WORK TO BE COMPLETED. Make an exact copy of the data below, leaving out every picture.
── INFORMATION SUPPLIED ──
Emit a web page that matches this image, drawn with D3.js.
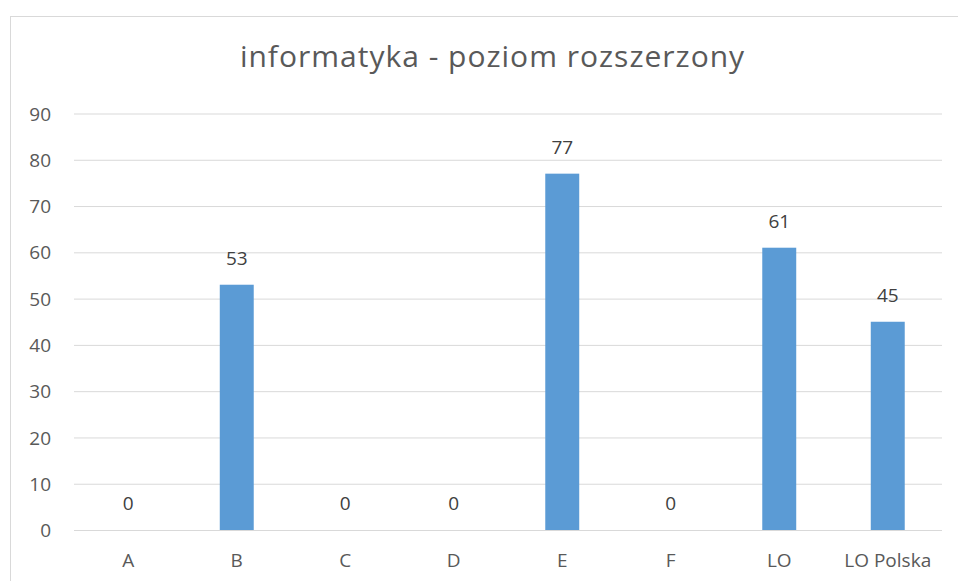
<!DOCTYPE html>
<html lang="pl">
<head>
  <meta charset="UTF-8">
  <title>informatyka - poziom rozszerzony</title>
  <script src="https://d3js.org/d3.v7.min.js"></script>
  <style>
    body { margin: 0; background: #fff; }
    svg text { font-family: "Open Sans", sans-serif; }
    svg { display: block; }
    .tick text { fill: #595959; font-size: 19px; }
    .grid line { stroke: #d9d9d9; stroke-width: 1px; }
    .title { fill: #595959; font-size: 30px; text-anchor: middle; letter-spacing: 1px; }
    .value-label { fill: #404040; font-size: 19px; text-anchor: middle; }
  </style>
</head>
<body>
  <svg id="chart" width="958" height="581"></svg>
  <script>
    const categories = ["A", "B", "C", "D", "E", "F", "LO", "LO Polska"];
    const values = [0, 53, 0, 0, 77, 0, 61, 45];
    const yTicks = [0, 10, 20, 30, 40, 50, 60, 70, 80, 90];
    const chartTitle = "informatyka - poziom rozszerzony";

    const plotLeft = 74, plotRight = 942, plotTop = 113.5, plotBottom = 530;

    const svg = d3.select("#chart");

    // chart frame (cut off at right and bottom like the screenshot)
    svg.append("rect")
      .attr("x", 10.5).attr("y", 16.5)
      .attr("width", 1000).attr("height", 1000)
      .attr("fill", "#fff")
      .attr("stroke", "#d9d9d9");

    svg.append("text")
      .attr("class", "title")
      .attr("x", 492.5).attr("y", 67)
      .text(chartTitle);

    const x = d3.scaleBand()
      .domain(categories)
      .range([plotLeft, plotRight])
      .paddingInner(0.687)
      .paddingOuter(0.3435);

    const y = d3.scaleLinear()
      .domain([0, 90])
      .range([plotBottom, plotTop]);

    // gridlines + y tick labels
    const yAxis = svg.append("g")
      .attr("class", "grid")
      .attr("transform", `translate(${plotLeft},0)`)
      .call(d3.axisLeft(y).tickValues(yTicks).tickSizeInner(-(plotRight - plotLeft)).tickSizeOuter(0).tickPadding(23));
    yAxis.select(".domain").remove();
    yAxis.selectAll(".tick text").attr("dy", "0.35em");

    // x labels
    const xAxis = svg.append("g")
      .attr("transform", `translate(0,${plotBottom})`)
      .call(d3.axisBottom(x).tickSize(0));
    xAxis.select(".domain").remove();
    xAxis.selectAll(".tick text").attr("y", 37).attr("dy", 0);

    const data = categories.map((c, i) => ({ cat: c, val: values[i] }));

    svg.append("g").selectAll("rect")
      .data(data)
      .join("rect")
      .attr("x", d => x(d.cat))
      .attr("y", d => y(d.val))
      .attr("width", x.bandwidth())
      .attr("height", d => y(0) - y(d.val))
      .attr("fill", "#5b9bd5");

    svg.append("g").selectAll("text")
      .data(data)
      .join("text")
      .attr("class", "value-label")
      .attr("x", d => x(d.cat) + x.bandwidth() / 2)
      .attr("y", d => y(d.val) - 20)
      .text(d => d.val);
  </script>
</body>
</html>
───
RESPONSE BELOW.
Emit a web page that matches this image, drawn with D3.js.
<!DOCTYPE html>
<html lang="pl">
<head>
  <meta charset="UTF-8">
  <title>informatyka - poziom rozszerzony</title>
  <script src="https://d3js.org/d3.v7.min.js"></script>
  <style>
    body { margin: 0; background: #fff; }
    svg text { font-family: "Open Sans", sans-serif; }
    svg { display: block; }
    .tick text { fill: #595959; font-size: 19px; }
    .grid line { stroke: #d9d9d9; stroke-width: 1px; }
    .title { fill: #595959; font-size: 30px; text-anchor: middle; letter-spacing: 1px; }
    .value-label { fill: #404040; font-size: 19px; text-anchor: middle; }
  </style>
</head>
<body>
  <svg id="chart" width="958" height="581"></svg>
  <script>
    const categories = ["A", "B", "C", "D", "E", "F", "LO", "LO Polska"];
    const values = [0, 53, 0, 0, 77, 0, 61, 45];
    const yTicks = [0, 10, 20, 30, 40, 50, 60, 70, 80, 90];
    const chartTitle = "informatyka - poziom rozszerzony";

    const plotLeft = 74, plotRight = 942, plotTop = 113.5, plotBottom = 530;

    const svg = d3.select("#chart");

    // chart frame (cut off at right and bottom like the screenshot)
    svg.append("rect")
      .attr("x", 10.5).attr("y", 16.5)
      .attr("width", 1000).attr("height", 1000)
      .attr("fill", "#fff")
      .attr("stroke", "#d9d9d9");

    svg.append("text")
      .attr("class", "title")
      .attr("x", 492.5).attr("y", 67)
      .text(chartTitle);

    const x = d3.scaleBand()
      .domain(categories)
      .range([plotLeft, plotRight])
      .paddingInner(0.687)
      .paddingOuter(0.3435);

    const y = d3.scaleLinear()
      .domain([0, 90])
      .range([plotBottom, plotTop]);

    // gridlines + y tick labels
    const yAxis = svg.append("g")
      .attr("class", "grid")
      .attr("transform", `translate(${plotLeft},0)`)
      .call(d3.axisLeft(y).tickValues(yTicks).tickSizeInner(-(plotRight - plotLeft)).tickSizeOuter(0).tickPadding(23));
    yAxis.select(".domain").remove();
    yAxis.selectAll(".tick text").attr("dy", "0.35em");

    // x labels
    const xAxis = svg.append("g")
      .attr("transform", `translate(0,${plotBottom})`)
      .call(d3.axisBottom(x).tickSize(0));
    xAxis.select(".domain").remove();
    xAxis.selectAll(".tick text").attr("y", 37).attr("dy", 0);

    const data = categories.map((c, i) => ({ cat: c, val: values[i] }));

    svg.append("g").selectAll("rect")
      .data(data)
      .join("rect")
      .attr("x", d => x(d.cat))
      .attr("y", d => y(d.val))
      .attr("width", x.bandwidth())
      .attr("height", d => y(0) - y(d.val))
      .attr("fill", "#5b9bd5");

    svg.append("g").selectAll("text")
      .data(data)
      .join("text")
      .attr("class", "value-label")
      .attr("x", d => x(d.cat) + x.bandwidth() / 2)
      .attr("y", d => y(d.val) - 20)
      .text(d => d.val);
  </script>
</body>
</html>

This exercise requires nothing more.